Thursday, February 14, 2008

Day 4. Delhi, the gate to fabulous India

We landed at 9:30 am, and our friendly guide was already waiting for us. Gustav is doing things in style, so we have a nice bus to travel, a guide, a driver, and a general assistant. We went directly to the hotel The Grand New Delhi, for a shower and a short nap, and by 1:30 pm were ready to play tourist in Old Delhi. We visited the largest mosque in India, from which we had a fabulous look of the Red Palace and the old city. From there we took three rickshaws and went for a spin through the narrow alleys of Old Delhi, where we had a kaleidoscopic view of the original market place.
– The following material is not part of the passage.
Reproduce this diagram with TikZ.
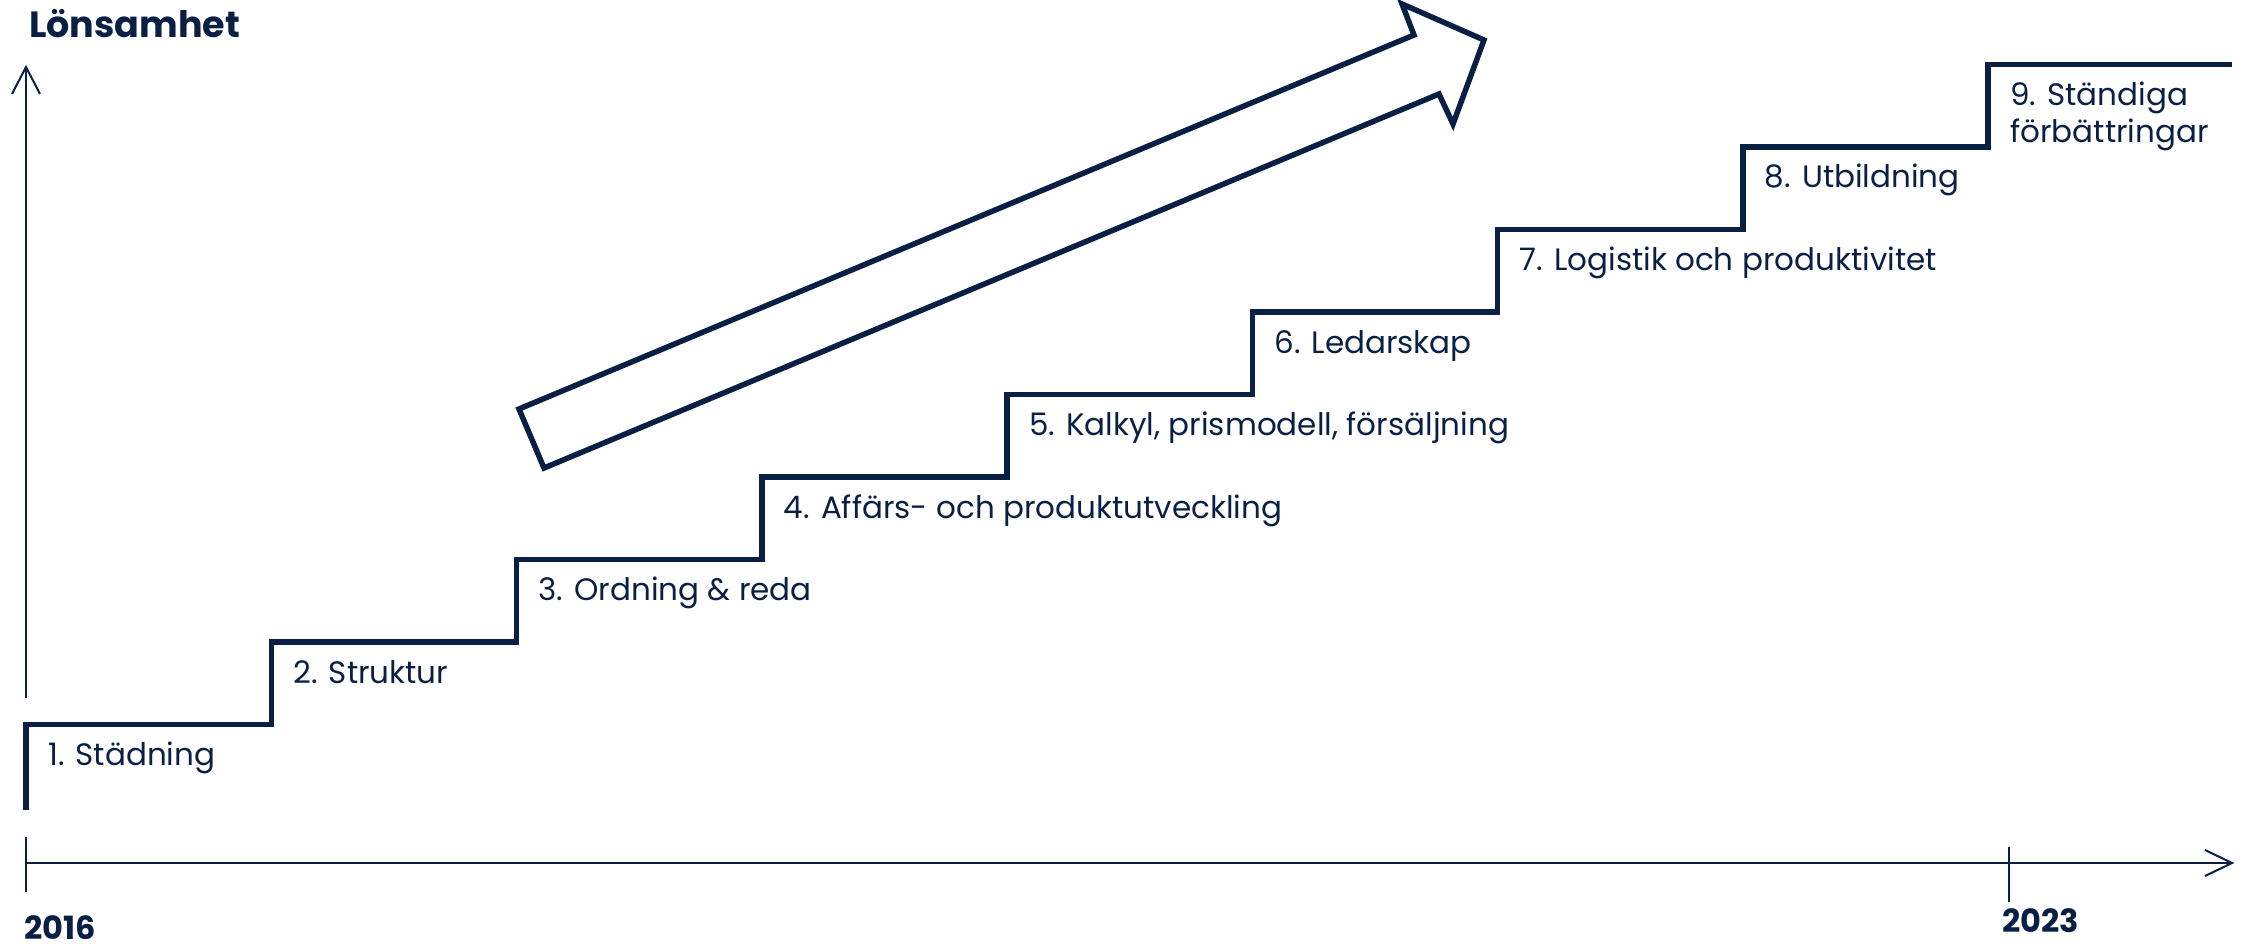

The silver, sarees, and book portions of the market were of note, as well as the arguments between the rickshaw drivers and the porters of water tanks, sacks of grain, and sheaves of paper.

From there we went to visit the Qutub Minaret, probably the most impressive archaeological site of Delhi, where more than 4,000 years of history greeted us. The enormous, 75 m high minaret that gives its name to the site took our breath away, but every place you looked there was beautiful stonework. Many parrots flutter in between the ruins (and I took some great photos of them with the binoculars/camera combination of Gustav, but the stupid SD chip refuses to give the pictures back to me).

Another long drive through Delhi (with heavy traffic but not the wild hordes of humanity I had imagined) brought us to the site of a relatively new Lackshmini Hindi temple, where our guide gave us a crash course in Hinduism. It was beautiful and well worth the trip, plus we ended learning the nine incarnations of Shiva (first as a fish, then as a tortoise, then as a boar, a half man half beast, a half man and half woman, a dwarf, a warrior (Shiva proper), a peaceful man (Krishna), and finally as Buda. And we are now waiting for the 10th incarnation. Very neat!


trogers:) said...

GREAT PICS!! Sounds like the trip is going to be a fun one. Out of curiousity, did the luggage ever arrive?

erin said...

sounds beautiful, your descriptions of the area are wonderful to read!